EXERCISE OBJECTIVE ->
Extract, from the listing that follows, each line containing the word "matplotlib".

RECORDED DATA ->
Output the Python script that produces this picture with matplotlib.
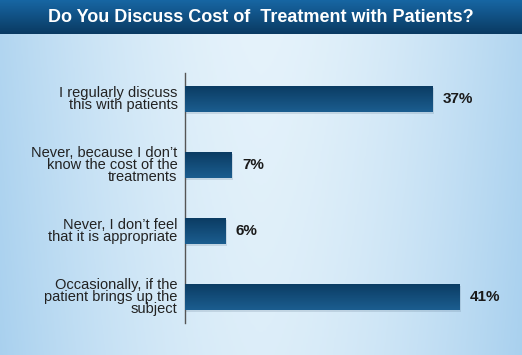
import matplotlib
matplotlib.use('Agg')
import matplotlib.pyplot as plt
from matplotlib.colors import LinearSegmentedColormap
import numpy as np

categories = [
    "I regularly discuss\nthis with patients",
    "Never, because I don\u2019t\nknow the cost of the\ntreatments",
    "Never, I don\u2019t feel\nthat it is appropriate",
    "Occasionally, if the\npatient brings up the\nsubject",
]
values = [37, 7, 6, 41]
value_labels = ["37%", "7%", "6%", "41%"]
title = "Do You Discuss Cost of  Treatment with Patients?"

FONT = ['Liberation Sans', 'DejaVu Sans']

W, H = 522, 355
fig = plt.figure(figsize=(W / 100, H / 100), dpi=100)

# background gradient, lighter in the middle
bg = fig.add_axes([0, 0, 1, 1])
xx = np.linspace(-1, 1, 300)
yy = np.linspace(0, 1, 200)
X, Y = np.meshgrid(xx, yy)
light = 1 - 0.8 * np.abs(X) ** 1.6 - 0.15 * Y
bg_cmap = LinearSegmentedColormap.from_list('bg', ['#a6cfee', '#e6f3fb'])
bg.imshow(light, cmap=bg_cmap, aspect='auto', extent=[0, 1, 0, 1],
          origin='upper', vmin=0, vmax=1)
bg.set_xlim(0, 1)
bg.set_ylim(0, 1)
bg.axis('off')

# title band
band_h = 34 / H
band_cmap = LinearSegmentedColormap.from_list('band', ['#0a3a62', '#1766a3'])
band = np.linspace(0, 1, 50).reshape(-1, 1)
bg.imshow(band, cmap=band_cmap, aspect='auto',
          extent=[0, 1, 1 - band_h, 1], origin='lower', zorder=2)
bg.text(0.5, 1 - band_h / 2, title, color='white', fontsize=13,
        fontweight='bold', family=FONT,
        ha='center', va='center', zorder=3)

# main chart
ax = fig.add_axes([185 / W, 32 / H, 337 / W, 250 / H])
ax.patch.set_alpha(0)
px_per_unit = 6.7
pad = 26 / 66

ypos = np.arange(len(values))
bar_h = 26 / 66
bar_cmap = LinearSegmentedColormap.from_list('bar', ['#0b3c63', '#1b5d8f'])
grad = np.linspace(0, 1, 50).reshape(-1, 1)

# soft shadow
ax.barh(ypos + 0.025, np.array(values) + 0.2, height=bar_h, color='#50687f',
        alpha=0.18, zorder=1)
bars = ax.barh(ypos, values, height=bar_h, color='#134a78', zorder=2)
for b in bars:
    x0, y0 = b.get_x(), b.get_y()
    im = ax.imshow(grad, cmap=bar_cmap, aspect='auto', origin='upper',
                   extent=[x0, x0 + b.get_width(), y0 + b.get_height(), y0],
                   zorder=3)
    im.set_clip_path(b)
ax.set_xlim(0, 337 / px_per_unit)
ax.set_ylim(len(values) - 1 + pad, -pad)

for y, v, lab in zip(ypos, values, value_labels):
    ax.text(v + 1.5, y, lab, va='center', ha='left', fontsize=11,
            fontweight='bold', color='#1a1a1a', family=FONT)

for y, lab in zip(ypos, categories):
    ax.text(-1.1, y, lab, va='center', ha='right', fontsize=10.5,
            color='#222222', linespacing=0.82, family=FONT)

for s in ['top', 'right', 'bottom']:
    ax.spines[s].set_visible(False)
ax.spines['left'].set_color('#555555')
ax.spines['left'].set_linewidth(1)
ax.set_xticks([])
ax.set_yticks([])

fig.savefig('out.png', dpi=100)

PROBLEM SOLUTION ->
Output the Python script that produces this picture with matplotlib.
import matplotlib
matplotlib.use('Agg')
import matplotlib.pyplot as plt
from matplotlib.colors import LinearSegmentedColormap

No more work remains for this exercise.